Request — Select from the records below every line that has the word "document" in it.

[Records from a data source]
☆ ☆ ☆ ☆
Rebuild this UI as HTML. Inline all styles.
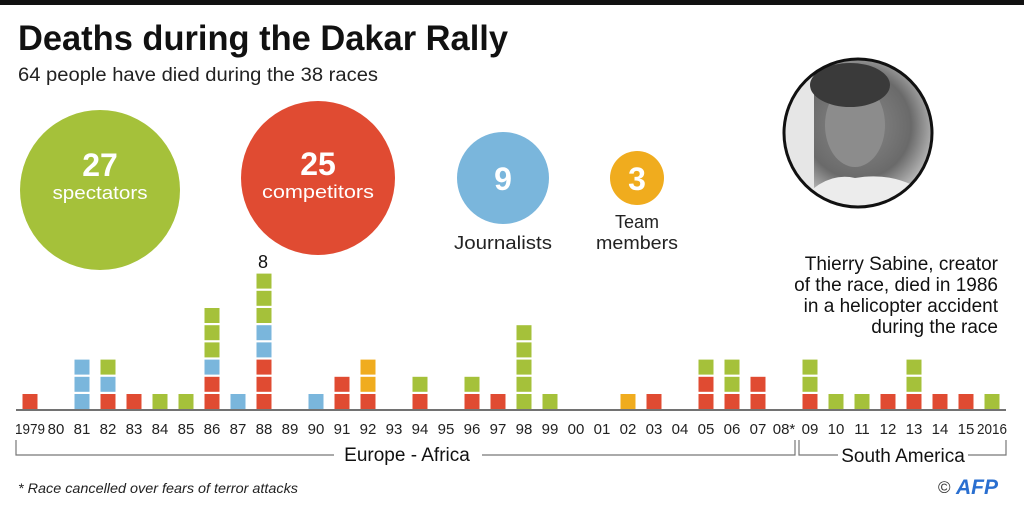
<!DOCTYPE html>
<html><head><meta charset="utf-8"><style>
html,body{margin:0;padding:0;background:#fff;}
svg{display:block;font-family:"Liberation Sans",sans-serif;}
</style></head><body>
<svg width="1024" height="510" viewBox="0 0 1024 510" xmlns="http://www.w3.org/2000/svg">
<rect x="0" y="0" width="1024" height="5" fill="#111"/>
<text x="18" y="50" font-size="35" font-weight="bold" fill="#111" textLength="490" lengthAdjust="spacingAndGlyphs">Deaths during the Dakar Rally</text>
<text x="18" y="81" font-size="19" fill="#222" textLength="360" lengthAdjust="spacingAndGlyphs">64 people have died during the 38 races</text>

<circle cx="100" cy="190" r="80" fill="#a5c13a"/>
<text x="100" y="176" font-size="32" font-weight="bold" fill="#fff" text-anchor="middle">27</text>
<text x="100" y="199" font-size="18" fill="#fff" text-anchor="middle" textLength="95" lengthAdjust="spacingAndGlyphs">spectators</text>
<circle cx="318" cy="178" r="77" fill="#e04b32"/>
<text x="318" y="175" font-size="32" font-weight="bold" fill="#fff" text-anchor="middle">25</text>
<text x="318" y="198" font-size="18" fill="#fff" text-anchor="middle" textLength="112" lengthAdjust="spacingAndGlyphs">competitors</text>
<circle cx="503" cy="178" r="46" fill="#7ab6dc"/>
<text x="503" y="190" font-size="32" font-weight="bold" fill="#fff" text-anchor="middle">9</text>
<text x="503" y="249" font-size="18" fill="#222" text-anchor="middle" textLength="98" lengthAdjust="spacingAndGlyphs">Journalists</text>
<circle cx="637" cy="178" r="27" fill="#f0ac1e"/>
<text x="637" y="190" font-size="32" font-weight="bold" fill="#fff" text-anchor="middle">3</text>
<text x="637" y="228" font-size="18" fill="#222" text-anchor="middle">Team</text>
<text x="637" y="249" font-size="18" fill="#222" text-anchor="middle" textLength="82" lengthAdjust="spacingAndGlyphs">members</text>

<defs><radialGradient id="ph" cx="0.5" cy="0.45" r="0.6">
<stop offset="0" stop-color="#8a8a8a"/><stop offset="0.6" stop-color="#6a6a6a"/><stop offset="1" stop-color="#d8d8d8"/></radialGradient>
<clipPath id="pc"><circle cx="858" cy="133" r="74"/></clipPath></defs>
<circle cx="858" cy="133" r="74" fill="url(#ph)"/>
<g clip-path="url(#pc)">
<rect x="784" y="59" width="30" height="150" fill="#e6e6e6"/>
<ellipse cx="855" cy="125" rx="30" ry="42" fill="#8c8c8c"/>
<ellipse cx="850" cy="85" rx="40" ry="22" fill="#3a3a3a"/>
<path d="M790 215 Q820 170 855 178 Q900 170 935 200 L935 215Z" fill="#ececec"/>
</g>
<circle cx="858" cy="133" r="74" fill="none" stroke="#111" stroke-width="3"/>

<g font-size="19" fill="#111" text-anchor="end">
<text x="998" y="270">Thierry Sabine, creator</text>
<text x="998" y="291">of the race, died in 1986</text>
<text x="998" y="312">in a helicopter accident</text>
<text x="998" y="333">during the race</text>
</g>

<g id="bars"></g>
<text x="263" y="268" font-size="18" fill="#111" text-anchor="middle">8</text>
<line x1="16" y1="410" x2="1006" y2="410" stroke="#444" stroke-width="1.5"/>
<g id="labels" font-size="15" fill="#222" text-anchor="middle"></g>

<path d="M16 440 V455 H334 M482 455 H795 V440 M799 440 V455 H838 M968 455 H1006 V440" fill="none" stroke="#777" stroke-width="1.2"/>
<text x="407" y="461" font-size="19" fill="#111" text-anchor="middle">Europe - Africa</text>
<text x="903" y="462" font-size="19" fill="#111" text-anchor="middle">South America</text>

<text x="18" y="493" font-size="14" font-style="italic" fill="#222" textLength="280" lengthAdjust="spacingAndGlyphs">* Race cancelled over fears of terror attacks</text>
<text x="938" y="493" font-size="17" fill="#333">©</text>
<text x="956" y="494" font-size="21" font-weight="bold" font-style="italic" fill="#2a6fd0">AFP</text>
</svg>
<script>
var data=["R","","BBB","RBG","R","G","G","RRBGGG","B","RRRBBGGG","","B","RR","ROO","","RG","","RG","R","GGGGG","G","","","O","R","","RRG","RGG","RR","","RGG","G","G","R","RGG","R","R","G"];
var col={R:"#e04b32",G:"#a5c13a",B:"#7ab6dc",O:"#f0ac1e"};
var ns="http://www.w3.org/2000/svg";
var g=document.getElementById("bars"),L=document.getElementById("labels");
for(var i=0;i<38;i++){
 var cx=30+i*26;
 for(var j=0;j<data[i].length;j++){
  var r=document.createElementNS(ns,"rect");
  r.setAttribute("x",cx-7.5);r.setAttribute("y",394-j*17.2);
  r.setAttribute("width",15);r.setAttribute("height",15);
  r.setAttribute("fill",col[data[i][j]]);g.appendChild(r);
 }
 var y=1979+i, s;
 if(i==0) s="1979"; else if(i==37) s="2016"; else s=String(y%100).padStart(2,"0");
 if(i==29) s="08*";
 var t=document.createElementNS(ns,"text");
 t.setAttribute("x",cx);t.setAttribute("y",434);t.textContent=s;
 if(s.length==4){t.setAttribute("textLength","30");t.setAttribute("lengthAdjust","spacingAndGlyphs");}
 L.appendChild(t);
}
</script>
</body></html>
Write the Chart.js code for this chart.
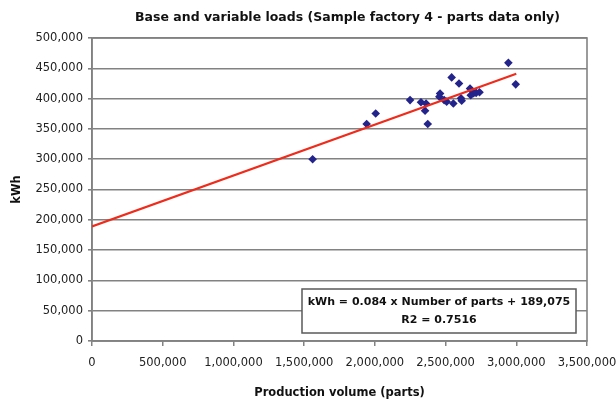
<!DOCTYPE html>
<html>
<head>
<meta charset="utf-8">
<script src="https://cdn.jsdelivr.net/npm/chart.js@4.4.0/dist/chart.umd.min.js"></script>
<style>
  html, body { margin: 0; padding: 0; background: #fff; }
  #wrap { width: 616px; height: 401px; }
</style>
</head>
<body>
<div id="wrap"><canvas id="c" width="616" height="401"></canvas></div>
<script>
// Monthly observations: parts produced vs. electricity used
const productionVolume = [
  1560000, 1942000, 2006000, 2249000, 2326000, 2362000, 2355000, 2374000,
  2456000, 2461000, 2490000, 2508000, 2543000, 2555000, 2595000, 2609000,
  2614000, 2673000, 2678000, 2698000, 2716000, 2740000, 2944000, 2996000
];
const energyKWh = [
  300000, 358000, 375500, 397500, 394000, 392000, 380000, 358000,
  403000, 408500, 397500, 395000, 435000, 392000, 425000, 400500,
  396500, 416500, 405500, 409000, 409500, 410500, 459000, 423500
];

// Linear fit reported on the chart
const fitSlope = 0.084;
const fitIntercept = 189075;
const fitR2 = 0.7516;
const fitRange = [0, 3000000];

// Axis ranges
const xTickValues = [0, 500000, 1000000, 1500000, 2000000, 2500000, 3000000, 3500000];
const yTickValues = [0, 50000, 100000, 150000, 200000, 250000, 300000, 350000, 400000, 450000, 500000];

const chartTitle = 'Base and variable loads (Sample factory 4 - parts data only)';

const fmt = v => Number(v).toLocaleString('en-US');
const FONT = "'DejaVu Sans', sans-serif";
const GRID = '#828282';

const scatterPoints = productionVolume.map((x, i) => ({ x, y: energyKWh[i] }));
const fitPoints = fitRange.map(x => ({ x, y: fitSlope * x + fitIntercept }));

// Frame around the plotting area, plus the heading above it
const frame = {
  id: 'frame',
  beforeDatasetsDraw(chart) {
    const { ctx, chartArea: a } = chart;
    ctx.save();
    ctx.strokeStyle = GRID;
    ctx.lineWidth = 1.6;
    ctx.strokeRect(a.left, a.top, a.right - a.left, a.bottom - a.top);
    ctx.fillStyle = '#111';
    ctx.font = "bold 12.5px " + FONT;
    ctx.textAlign = 'center';
    ctx.textBaseline = 'middle';
    ctx.fillText(chartTitle, (a.left + a.right) / 2 + 8, 18);
    ctx.restore();
  }
};

// Equation box in the lower right corner of the plot
const equationBox = {
  id: 'equationBox',
  afterDatasetsDraw(chart) {
    const { ctx, chartArea: a } = chart;
    const w = 274, h = 44;
    const x = a.right - 11 - w, y = a.bottom - 8 - h;
    ctx.save();
    ctx.fillStyle = '#fff';
    ctx.fillRect(x, y, w, h);
    ctx.strokeStyle = '#5a5a5a';
    ctx.lineWidth = 1.5;
    ctx.strokeRect(x, y, w, h);
    ctx.fillStyle = '#111';
    ctx.font = "bold 11px " + FONT;
    ctx.textAlign = 'center';
    ctx.textBaseline = 'middle';
    const cx = x + w / 2;
    ctx.fillText('kWh = ' + fitSlope.toFixed(3) + ' x Number of parts + ' + fmt(fitIntercept), cx, y + 13);
    ctx.fillText('R2 = ' + fitR2.toFixed(4), cx, y + 31);
    ctx.restore();
  }
};

new Chart(document.getElementById('c'), {
  data: {
    datasets: [
      {
        type: 'line',
        label: 'Linear fit',
        data: fitPoints,
        borderColor: '#ef2c1c',
        borderWidth: 2.2,
        pointRadius: 0,
        fill: false,
        order: 0
      },
      {
        type: 'scatter',
        label: 'kWh',
        data: scatterPoints,
        pointStyle: 'rectRot',
        pointRadius: 4.3,
        backgroundColor: '#23238c',
        borderColor: '#23238c',
        borderWidth: 0,
        order: 1
      }
    ]
  },
  plugins: [frame, equationBox],
  options: {
    responsive: false,
    animation: false,
    layout: { padding: { left: 0, right: 29, top: 38, bottom: 0 } },
    plugins: {
      legend: { display: false },
      tooltip: { enabled: false },
      title: { display: false }
    },
    scales: {
      x: {
        type: 'linear',
        position: 'bottom',
        min: 0,
        max: 3500000,
        afterBuildTicks: s => { s.ticks = xTickValues.map(v => ({ value: v })); },
        afterFit: s => { s.height = 60; s.paddingRight = 0; s.paddingLeft = 0; },
        ticks: {
          callback: v => fmt(v),
          color: '#222',
          font: { family: FONT, size: 11.5 },
          padding: 10,
          maxRotation: 0,
          autoSkip: false
        },
        grid: { drawOnChartArea: false, drawTicks: true, tickLength: 5, color: GRID, lineWidth: 1.5 },
        border: { display: true, color: GRID, width: 1.6 },
        title: {
          display: true,
          text: 'Production volume (parts)',
          color: '#111',
          font: { family: FONT, size: 11.5, weight: 'bold' },
          padding: { top: 0, bottom: 1 }
        }
      },
      y: {
        type: 'linear',
        min: 0,
        max: 500000,
        afterBuildTicks: s => { s.ticks = yTickValues.map(v => ({ value: v })); },
        afterFit: s => { s.width = 92; s.paddingTop = 0; s.paddingBottom = 0; },
        ticks: {
          callback: v => fmt(v),
          color: '#222',
          font: { family: FONT, size: 11.5 },
          padding: 5
        },
        grid: { drawTicks: true, tickLength: 4, color: GRID, lineWidth: 1.6 },
        border: { display: true, color: GRID, width: 1.6 },
        title: {
          display: true,
          text: 'kWh',
          color: '#111',
          font: { family: FONT, size: 11.5, weight: 'bold' },
          padding: { top: 10, bottom: 0 }
        }
      }
    }
  }
});
</script>
</body>
</html>
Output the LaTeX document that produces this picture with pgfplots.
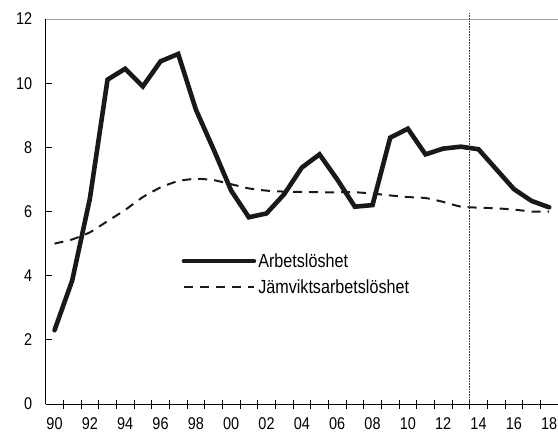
☆ ☆ ☆ ☆
Final answer —
var g=document.getElementById("bars"),L=document.getElementById("labels");
  var r=document.createElementNS(ns,"rect");
 var t=document.createElementNS(ns,"text");
new Chart(document.getElementById('c'), {
Output the LaTeX document that produces this picture with pgfplots.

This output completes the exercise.